- TASK BRIEF -
Extract, in full, the lines below, beginning at the first and ending with the line that contains "(5,367) -- (616,367);". Pictures do not belong in the copy.

- DATA LINES -
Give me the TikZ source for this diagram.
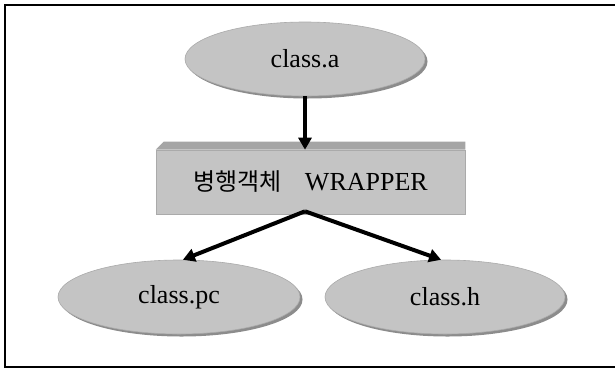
\documentclass[tikz,border=0pt]{standalone}
\usepackage{fontspec}
\setmainfont{Liberation Serif}
\newfontfamily\krfont{Noto Sans CJK KR}
\usetikzlibrary{shapes.geometric,shadows,arrows.meta}
\definecolor{nodefill}{RGB}{196,196,196}
\definecolor{shadowc}{RGB}{140,140,140}
\definecolor{bevelc}{RGB}{165,165,165}
\definecolor{edgec}{RGB}{170,170,170}
\begin{document}
\begin{tikzpicture}[x=1pt,y=-1pt,
  oval/.style={ellipse, fill=nodefill, draw=edgec, line width=0.6pt, inner sep=0pt,
    font=\fontsize{26}{30}\selectfont,
    drop shadow={shadow xshift=2.5pt, shadow yshift=-2.5pt, fill=shadowc, opacity=1}},
  box/.style={rectangle, fill=nodefill, draw=edgec, line width=0.6pt, inner sep=0pt,
    font=\fontsize{26}{30}\selectfont},
  arr/.style={line width=4pt, -{Triangle[length=12pt,width=13pt]}}]
\useasboundingbox (0,0) rectangle (615,370);
\draw[line width=2pt] (616,5) -- (5,5) -- (5,367) -- (616,367);

\node[oval, minimum width=240pt, minimum height=74pt] (a) at (305,59) {class.a};
\node[box, minimum width=309pt, minimum height=64pt] (w) at (310.5,182)
  {{\krfont\fontsize{24}{28}\selectfont 병행객체}\hspace{0.9em}WRAPPER};
\fill[bevelc] (w.north west) -- ++(8,-8) -- ([yshift=8pt]w.north east) -- (w.north east) -- cycle;
\node[oval, minimum width=242pt, minimum height=74pt] (pc) at (179,297) {class.pc};
\node[oval, minimum width=240pt, minimum height=74pt] (h) at (445,297) {class.h};

\coordinate (apex) at ([xshift=-5.5pt,yshift=3pt]w.south);
\draw[arr] (a.south) -- (a.south |- w.north);
\draw[arr] (apex) -- (pc.84);
\draw[arr] (apex) -- (h.96);
\end{tikzpicture}
\end{document}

- TASK RESULT -
Give me the TikZ source for this diagram.
\documentclass[tikz,border=0pt]{standalone}
\usepackage{fontspec}
\setmainfont{Liberation Serif}
\newfontfamily\krfont{Noto Sans CJK KR}
\usetikzlibrary{shapes.geometric,shadows,arrows.meta}
\definecolor{nodefill}{RGB}{196,196,196}
\definecolor{shadowc}{RGB}{140,140,140}
\definecolor{bevelc}{RGB}{165,165,165}
\definecolor{edgec}{RGB}{170,170,170}
\begin{document}
\begin{tikzpicture}[x=1pt,y=-1pt,
  oval/.style={ellipse, fill=nodefill, draw=edgec, line width=0.6pt, inner sep=0pt,
    font=\fontsize{26}{30}\selectfont,
    drop shadow={shadow xshift=2.5pt, shadow yshift=-2.5pt, fill=shadowc, opacity=1}},
  box/.style={rectangle, fill=nodefill, draw=edgec, line width=0.6pt, inner sep=0pt,
    font=\fontsize{26}{30}\selectfont},
  arr/.style={line width=4pt, -{Triangle[length=12pt,width=13pt]}}]
\useasboundingbox (0,0) rectangle (615,370);
\draw[line width=2pt] (616,5) -- (5,5) -- (5,367) -- (616,367);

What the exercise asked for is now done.